• **The task**
Copy everything in the data below exactly except the pictures.

• **Given information**

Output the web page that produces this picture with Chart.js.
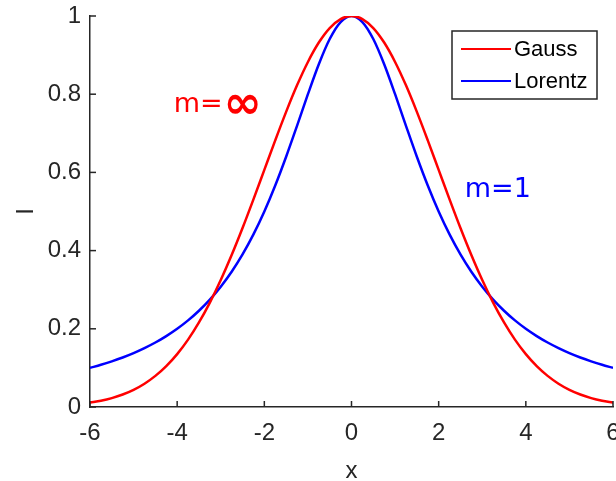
<!DOCTYPE html>
<html>
<head>
<meta charset="utf-8">
<script src="https://cdn.jsdelivr.net/npm/chart.js@4.4.1/dist/chart.umd.min.js"></script>
<style>
  html, body { margin: 0; padding: 0; background: #fff; }
  #wrap { width: 616px; height: 481px; }
</style>
</head>
<body>
<div id="wrap"><canvas id="chart" width="616" height="481"></canvas></div>
<script>
// x positions (step 0.25 from -6 to 6)
const xValues = [
  -6, -5.75, -5.5, -5.25, -5, -4.75, -4.5, -4.25, -4, -3.75, -3.5, -3.25,
  -3, -2.75, -2.5, -2.25, -2, -1.75, -1.5, -1.25, -1, -0.75, -0.5, -0.25,
  0, 0.25, 0.5, 0.75, 1, 1.25, 1.5, 1.75, 2, 2.25, 2.5, 2.75,
  3, 3.25, 3.5, 3.75, 4, 4.25, 4.5, 4.75, 5, 5.25, 5.5, 5.75, 6,
];

// Gauss profile (m = inf)
const gaussValues = [
  0.0111, 0.0160, 0.0228, 0.0319, 0.0439, 0.0596, 0.0796, 0.1046, 0.1353, 0.1724, 0.2163, 0.2671,
  0.3247, 0.3886, 0.4578, 0.5311, 0.6065, 0.6819, 0.7548, 0.8226, 0.8825, 0.9321, 0.9692, 0.9922,
  1,
  0.9922, 0.9692, 0.9321, 0.8825, 0.8226, 0.7548, 0.6819, 0.6065, 0.5311, 0.4578, 0.3886, 0.3247,
  0.2671, 0.2163, 0.1724, 0.1353, 0.1046, 0.0796, 0.0596, 0.0439, 0.0319, 0.0228, 0.0160, 0.0111,
];

// Lorentz profile (m = 1)
const lorentzValues = [
  0.1, 0.1079, 0.1168, 0.1267, 0.1379, 0.1506, 0.1649, 0.1813, 0.2, 0.2215, 0.2462, 0.2747,
  0.3077, 0.3459, 0.3902, 0.4414, 0.5, 0.5664, 0.64, 0.7191, 0.8, 0.8767, 0.9412, 0.9846,
  1,
  0.9846, 0.9412, 0.8767, 0.8, 0.7191, 0.64, 0.5664, 0.5, 0.4414, 0.3902, 0.3459, 0.3077,
  0.2747, 0.2462, 0.2215, 0.2, 0.1813, 0.1649, 0.1506, 0.1379, 0.1267, 0.1168, 0.1079, 0.1,
];

const seriesNames = ['Gauss', 'Lorentz'];
const noteLabels = ['m=', '\u221E', 'm=1'];

const AXIS = '#262626';
const FONT = "'Liberation Sans', Arial, sans-serif";
const NOTE_FONT = "'DejaVu Sans', sans-serif";

// MATLAB-style tick marks pointing into the plot
const innerTicks = {
  id: 'innerTicks',
  afterDatasetsDraw(chart) {
    const { ctx, chartArea: a, scales: { x, y } } = chart;
    ctx.save();
    ctx.strokeStyle = AXIS;
    ctx.lineWidth = 1.5;
    x.ticks.forEach((t) => {
      const px = x.getPixelForValue(t.value);
      ctx.beginPath(); ctx.moveTo(px, a.bottom); ctx.lineTo(px, a.bottom - 6); ctx.stroke();
    });
    y.ticks.forEach((t) => {
      const py = y.getPixelForValue(t.value);
      ctx.beginPath(); ctx.moveTo(a.left, py); ctx.lineTo(a.left + 6, py); ctx.stroke();
    });
    ctx.restore();
  },
};

// text labels placed in data coordinates
const notes = {
  id: 'notes',
  afterDatasetsDraw(chart, args, opts) {
    const { ctx, scales: { x, y } } = chart;
    ctx.save();
    ctx.textBaseline = 'middle';
    opts.items.forEach((n) => {
      let px = x.getPixelForValue(n.x);
      const py = y.getPixelForValue(n.y);
      ctx.fillStyle = n.color;
      n.parts.forEach((p) => {
        ctx.font = p.font;
        ctx.fillText(p.text, px, py + (p.dy || 0));
        px += ctx.measureText(p.text).width + (p.gap || 0);
      });
    });
    ctx.restore();
  },
};

// boxed legend in the upper right corner
const boxLegend = {
  id: 'boxLegend',
  afterDraw(chart) {
    const { ctx, chartArea: a } = chart;
    const left = a.right - 161, top = a.top + 15, w = 145, h = 68;
    ctx.save();
    ctx.fillStyle = '#fff';
    ctx.fillRect(left, top, w, h);
    ctx.strokeStyle = AXIS;
    ctx.lineWidth = 1.5;
    ctx.strokeRect(left, top, w, h);
    ctx.font = '22px ' + FONT;
    ctx.textBaseline = 'middle';
    chart.data.datasets.forEach((ds, i) => {
      const ly = top + 18 + i * 32;
      ctx.strokeStyle = ds.borderColor;
      ctx.lineWidth = 2;
      ctx.beginPath(); ctx.moveTo(left + 9, ly); ctx.lineTo(left + 59, ly); ctx.stroke();
      ctx.fillStyle = '#000';
      ctx.fillText(ds.label, left + 62, ly + 1);
    });
    ctx.restore();
  },
};

const tickLabel = (v) => String(Number(Number(v).toFixed(1)));

new Chart(document.getElementById('chart'), {
  type: 'line',
  data: {
    datasets: [
      {
        label: seriesNames[0],
        data: xValues.map((v, i) => ({ x: v, y: gaussValues[i] })),
        borderColor: '#ff0000',
        borderWidth: 2.5,
        pointRadius: 0,
        cubicInterpolationMode: 'monotone',
      },
      {
        label: seriesNames[1],
        data: xValues.map((v, i) => ({ x: v, y: lorentzValues[i] })),
        borderColor: '#0000ff',
        borderWidth: 2.5,
        pointRadius: 0,
        cubicInterpolationMode: 'monotone',
      },
    ],
  },
  options: {
    responsive: false,
    animation: false,
    layout: { padding: { top: 16, right: 3, left: 0, bottom: 0 } },
    plugins: {
      legend: { display: false },
      tooltip: { enabled: false },
      notes: {
        items: [
          {
            x: -4.08, y: 0.772, color: '#ff0000',
            parts: [
              { text: noteLabels[0], font: '27px ' + NOTE_FONT, gap: 1 },
              { text: noteLabels[1], font: 'bold 46px ' + NOTE_FONT, dy: 1 },
            ],
          },
          {
            x: 2.6, y: 0.554, color: '#0000ff',
            parts: [{ text: noteLabels[2], font: '27px ' + NOTE_FONT }],
          },
        ],
      },
    },
    scales: {
      x: {
        type: 'linear',
        min: -6,
        max: 6,
        afterFit: (s) => { s.height = 74; s.paddingLeft = 0; s.paddingRight = 0; },
        grid: { display: false, drawTicks: false },
        border: { display: true, color: AXIS, width: 1.5 },
        ticks: { stepSize: 2, color: AXIS, padding: 12, maxRotation: 0, callback: tickLabel, font: { family: FONT, size: 24 } },
        title: { display: true, text: 'x', color: AXIS, font: { family: FONT, size: 24 }, padding: { top: 0, bottom: -5 } },
      },
      y: {
        min: 0,
        max: 1,
        afterFit: (s) => { s.width = 90; s.paddingTop = 0; s.paddingBottom = 0; },
        grid: { display: false, drawTicks: false },
        border: { display: true, color: AXIS, width: 1.5 },
        ticks: { stepSize: 0.2, color: AXIS, padding: 9, callback: tickLabel, font: { family: FONT, size: 24 } },
        title: { display: true, text: 'I', color: AXIS, font: { family: FONT, size: 24 }, padding: { top: 12, bottom: 0 } },
      },
    },
  },
  plugins: [innerTicks, notes, boxLegend],
});
</script>
</body>
</html>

• **Written solution**
Output the web page that produces this picture with Chart.js.
<!DOCTYPE html>
<html>
<head>
<meta charset="utf-8">
<script src="https://cdn.jsdelivr.net/npm/chart.js@4.4.1/dist/chart.umd.min.js"></script>
<style>
  html, body { margin: 0; padding: 0; background: #fff; }
  #wrap { width: 616px; height: 481px; }
</style>
</head>
<body>
<div id="wrap"><canvas id="chart" width="616" height="481"></canvas></div>
<script>
// x positions (step 0.25 from -6 to 6)
const xValues = [
  -6, -5.75, -5.5, -5.25, -5, -4.75, -4.5, -4.25, -4, -3.75, -3.5, -3.25,
  -3, -2.75, -2.5, -2.25, -2, -1.75, -1.5, -1.25, -1, -0.75, -0.5, -0.25,
  0, 0.25, 0.5, 0.75, 1, 1.25, 1.5, 1.75, 2, 2.25, 2.5, 2.75,
  3, 3.25, 3.5, 3.75, 4, 4.25, 4.5, 4.75, 5, 5.25, 5.5, 5.75, 6,
];

// Gauss profile (m = inf)
const gaussValues = [
  0.0111, 0.0160, 0.0228, 0.0319, 0.0439, 0.0596, 0.0796, 0.1046, 0.1353, 0.1724, 0.2163, 0.2671,
  0.3247, 0.3886, 0.4578, 0.5311, 0.6065, 0.6819, 0.7548, 0.8226, 0.8825, 0.9321, 0.9692, 0.9922,
  1,
  0.9922, 0.9692, 0.9321, 0.8825, 0.8226, 0.7548, 0.6819, 0.6065, 0.5311, 0.4578, 0.3886, 0.3247,
  0.2671, 0.2163, 0.1724, 0.1353, 0.1046, 0.0796, 0.0596, 0.0439, 0.0319, 0.0228, 0.0160, 0.0111,
];

// Lorentz profile (m = 1)
const lorentzValues = [
  0.1, 0.1079, 0.1168, 0.1267, 0.1379, 0.1506, 0.1649, 0.1813, 0.2, 0.2215, 0.2462, 0.2747,
  0.3077, 0.3459, 0.3902, 0.4414, 0.5, 0.5664, 0.64, 0.7191, 0.8, 0.8767, 0.9412, 0.9846,
  1,
  0.9846, 0.9412, 0.8767, 0.8, 0.7191, 0.64, 0.5664, 0.5, 0.4414, 0.3902, 0.3459, 0.3077,
  0.2747, 0.2462, 0.2215, 0.2, 0.1813, 0.1649, 0.1506, 0.1379, 0.1267, 0.1168, 0.1079, 0.1,
];

const seriesNames = ['Gauss', 'Lorentz'];
const noteLabels = ['m=', '\u221E', 'm=1'];

const AXIS = '#262626';
const FONT = "'Liberation Sans', Arial, sans-serif";
const NOTE_FONT = "'DejaVu Sans', sans-serif";

// MATLAB-style tick marks pointing into the plot
const innerTicks = {
  id: 'innerTicks',
  afterDatasetsDraw(chart) {
    const { ctx, chartArea: a, scales: { x, y } } = chart;
    ctx.save();
    ctx.strokeStyle = AXIS;
    ctx.lineWidth = 1.5;
    x.ticks.forEach((t) => {
      const px = x.getPixelForValue(t.value);
      ctx.beginPath(); ctx.moveTo(px, a.bottom); ctx.lineTo(px, a.bottom - 6); ctx.stroke();
    });
    y.ticks.forEach((t) => {
      const py = y.getPixelForValue(t.value);
      ctx.beginPath(); ctx.moveTo(a.left, py); ctx.lineTo(a.left + 6, py); ctx.stroke();
    });
    ctx.restore();
  },
};

// text labels placed in data coordinates
const notes = {
  id: 'notes',
  afterDatasetsDraw(chart, args, opts) {
    const { ctx, scales: { x, y } } = chart;
    ctx.save();
    ctx.textBaseline = 'middle';
    opts.items.forEach((n) => {
      let px = x.getPixelForValue(n.x);
      const py = y.getPixelForValue(n.y);
      ctx.fillStyle = n.color;
      n.parts.forEach((p) => {
        ctx.font = p.font;
        ctx.fillText(p.text, px, py + (p.dy || 0));
        px += ctx.measureText(p.text).width + (p.gap || 0);
      });
    });
    ctx.restore();
  },
};

// boxed legend in the upper right corner
const boxLegend = {
  id: 'boxLegend',
  afterDraw(chart) {
    const { ctx, chartArea: a } = chart;
    const left = a.right - 161, top = a.top + 15, w = 145, h = 68;
    ctx.save();
    ctx.fillStyle = '#fff';
    ctx.fillRect(left, top, w, h);
    ctx.strokeStyle = AXIS;
    ctx.lineWidth = 1.5;
    ctx.strokeRect(left, top, w, h);
    ctx.font = '22px ' + FONT;
    ctx.textBaseline = 'middle';
    chart.data.datasets.forEach((ds, i) => {
      const ly = top + 18 + i * 32;
      ctx.strokeStyle = ds.borderColor;
      ctx.lineWidth = 2;
      ctx.beginPath(); ctx.moveTo(left + 9, ly); ctx.lineTo(left + 59, ly); ctx.stroke();
      ctx.fillStyle = '#000';
      ctx.fillText(ds.label, left + 62, ly + 1);
    });
    ctx.restore();
  },
};

const tickLabel = (v) => String(Number(Number(v).toFixed(1)));

new Chart(document.getElementById('chart'), {
  type: 'line',
  data: {
    datasets: [
      {
        label: seriesNames[0],
        data: xValues.map((v, i) => ({ x: v, y: gaussValues[i] })),
        borderColor: '#ff0000',
        borderWidth: 2.5,
        pointRadius: 0,
        cubicInterpolationMode: 'monotone',
      },
      {
        label: seriesNames[1],
        data: xValues.map((v, i) => ({ x: v, y: lorentzValues[i] })),
        borderColor: '#0000ff',
        borderWidth: 2.5,
        pointRadius: 0,
        cubicInterpolationMode: 'monotone',
      },
    ],
  },
  options: {
    responsive: false,
    animation: false,
    layout: { padding: { top: 16, right: 3, left: 0, bottom: 0 } },
    plugins: {
      legend: { display: false },
      tooltip: { enabled: false },
      notes: {
        items: [
          {
            x: -4.08, y: 0.772, color: '#ff0000',
            parts: [
              { text: noteLabels[0], font: '27px ' + NOTE_FONT, gap: 1 },
              { text: noteLabels[1], font: 'bold 46px ' + NOTE_FONT, dy: 1 },
            ],
          },
          {
            x: 2.6, y: 0.554, color: '#0000ff',
            parts: [{ text: noteLabels[2], font: '27px ' + NOTE_FONT }],
          },
        ],
      },
    },
    scales: {
      x: {
        type: 'linear',
        min: -6,
        max: 6,
        afterFit: (s) => { s.height = 74; s.paddingLeft = 0; s.paddingRight = 0; },
        grid: { display: false, drawTicks: false },
        border: { display: true, color: AXIS, width: 1.5 },
        ticks: { stepSize: 2, color: AXIS, padding: 12, maxRotation: 0, callback: tickLabel, font: { family: FONT, size: 24 } },
        title: { display: true, text: 'x', color: AXIS, font: { family: FONT, size: 24 }, padding: { top: 0, bottom: -5 } },
      },
      y: {
        min: 0,
        max: 1,
        afterFit: (s) => { s.width = 90; s.paddingTop = 0; s.paddingBottom = 0; },
        grid: { display: false, drawTicks: false },
        border: { display: true, color: AXIS, width: 1.5 },
        ticks: { stepSize: 0.2, color: AXIS, padding: 9, callback: tickLabel, font: { family: FONT, size: 24 } },
        title: { display: true, text: 'I', color: AXIS, font: { family: FONT, size: 24 }, padding: { top: 12, bottom: 0 } },
      },
    },
  },
  plugins: [innerTicks, notes, boxLegend],
});
</script>
</body>
</html>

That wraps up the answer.